At large scale, network bandwidth and content delivery become bottlenecks due to massive video streaming traffic. The application servers and microservices also face CPU and memory pressure handling requests.
- Database: Use sharding to split data across multiple databases. Employ read replicas to handle read-heavy workloads.
- Caching: Implement multi-layer caching (in-memory caches like Redis, CDN edge caches) to reduce database load and latency.
- Microservices: Scale horizontally by adding more instances behind load balancers. Use container orchestration (e.g., Kubernetes) for management.
- Content Delivery: Use a global CDN to serve video content close to users, reducing bandwidth and latency.
- Network: Optimize streaming protocols and compress data to reduce bandwidth usage.
- Multi-region Deployment: Deploy services in multiple geographic regions for fault tolerance and lower latency.
For 1 million users streaming simultaneously:
- Requests per second: ~2 million (assuming 2 requests per second per user)
- Storage: Petabytes of video and metadata (Netflix stores thousands of movies and shows)
- Bandwidth: Video streaming at 3 Mbps per user -> 3 Mbps * 1M = 3 Tbps (~375 GB/s)
- Servers: Thousands of microservice instances and CDN edge servers globally
Structure your scalability discussion by:
- Identifying key components (database, microservices, CDN, network)

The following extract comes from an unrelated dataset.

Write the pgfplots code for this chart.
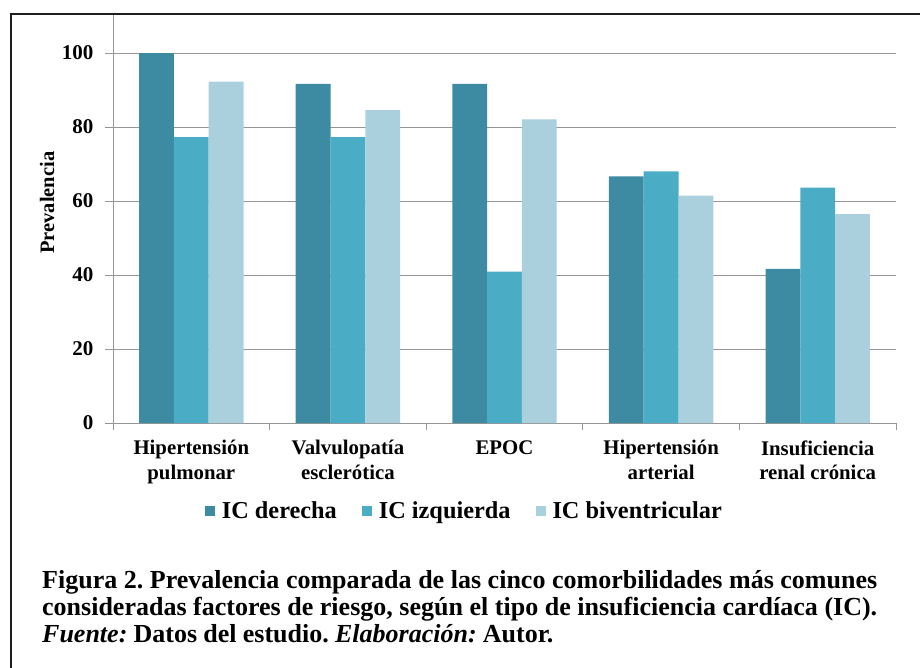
\documentclass[border=0pt]{standalone}
\usepackage{pgfplots}
\pgfplotsset{compat=1.18}
\usepackage{fontspec}
\setmainfont{Liberation Serif}
\definecolor{cdark}{HTML}{3D8BA2}
\definecolor{cmid}{HTML}{4BACC6}
\definecolor{clight}{HTML}{AACFDD}
\definecolor{gridc}{HTML}{969696}
\begin{document}
\begin{tikzpicture}[x=1pt,y=1pt]
\useasboundingbox (0,0) rectangle (920,667);
\draw[line width=2.2pt,color=black!88] (11,-5) -- (11,653) -- (930,653);
\begin{axis}[
  at={(113pt,244pt)}, anchor=south west,
  scale only axis, width=783pt, height=408pt,
  xmin=-0.5, xmax=4.5, ymin=0, ymax=110.3,
  ybar=0pt, bar width=34.8pt,
  axis lines=left, axis line style={-, draw=gridc, line width=0.9pt},
  ymajorgrids, grid style={draw=gridc, line width=0.9pt},
  ytick={0,20,40,60,80,100},
  xtick={0,1,2,3,4},
  minor xtick={-0.5,0.5,1.5,2.5,3.5,4.5},
  xticklabels={{Hipertensión\\pulmonar},{Valvulopatía\\esclerótica},{EPOC},{Hipertensión\\arterial},{Insuficiencia\\renal crónica}},
  tick align=outside,
  x tick style={draw=none},
  minor x tick style={draw=gridc, line width=0.9pt},
  minor tick length=7pt,
  y tick style={draw=gridc, line width=0.9pt},
  major tick length=8pt,
  /pgf/number format/assume math mode=true,
  yticklabel style={font=\fontsize{21}{24}\selectfont\bfseries, xshift=-8pt},
  xticklabel style={font=\fontsize{20.8}{24.5}\selectfont\bfseries, align=center, anchor=north, yshift=-6pt},
  ylabel={Prevalencia},
  ylabel style={font=\fontsize{20.5}{24}\selectfont\bfseries, at={(axis description cs:-0.0843,0.540)}, anchor=center},
  legend columns=3,
  legend style={draw=none, fill=none, at={(axis description cs:0.452,-0.215)}, anchor=center,
    font=\fontsize{24.3}{26}\selectfont\bfseries,
    nodes={inner xsep=7pt},
    /tikz/every even column/.append style={column sep=18pt}},
  legend image code/.code={\fill[#1] (0pt,-5pt) rectangle (10pt,5pt);},
]
\addplot[fill=cdark, draw=none] coordinates {(0,100) (1,91.7) (2,91.7) (3,66.7) (4,41.7)};
\addplot[fill=cmid, draw=none] coordinates {(0,77.3) (1,77.3) (2,40.9) (3,68.0) (4,63.6)};
\addplot[fill=clight, draw=none] coordinates {(0,92.3) (1,84.6) (2,82.1) (3,61.5) (4,56.5)};
\legend{IC derecha, IC izquierda, IC biventricular}
\end{axis}
\frenchspacing
\begin{scope}[every node/.style={inner sep=0pt, anchor=base west, font=\fontsize{26}{27}\selectfont\bfseries}]
\node at (42,79) {\spaceskip=0.24em plus 0.4em minus 0.16em\hbox to 835pt{Figura 2. Prevalencia comparada de las cinco comorbilidades más comunes}};
\node at (42,52) {\spaceskip=0.24em plus 0.4em minus 0.16em\hbox to 835pt{consideradas factores de riesgo, según el tipo de insuficiencia cardíaca (IC).}};
\node at (42,25) {\spaceskip=0.24em plus 0.4em minus 0.16em\textit{Fuente:} Datos del estudio. \textit{Elaboración:} Autor.};
\end{scope}
\end{tikzpicture}
\end{document}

- Estimating load and data growth at different scales
- Pinpointing the first bottleneck and why it occurs
- Proposing targeted scaling solutions for each bottleneck
- Considering cost and complexity trade-offs
- Discussing monitoring and fallback strategies
Your database handles 1000 QPS. Traffic grows 10x to 10,000 QPS. What do you do first?
Answer: Add read replicas to distribute read queries and reduce load on the primary database. Also consider caching frequently accessed data to reduce database hits.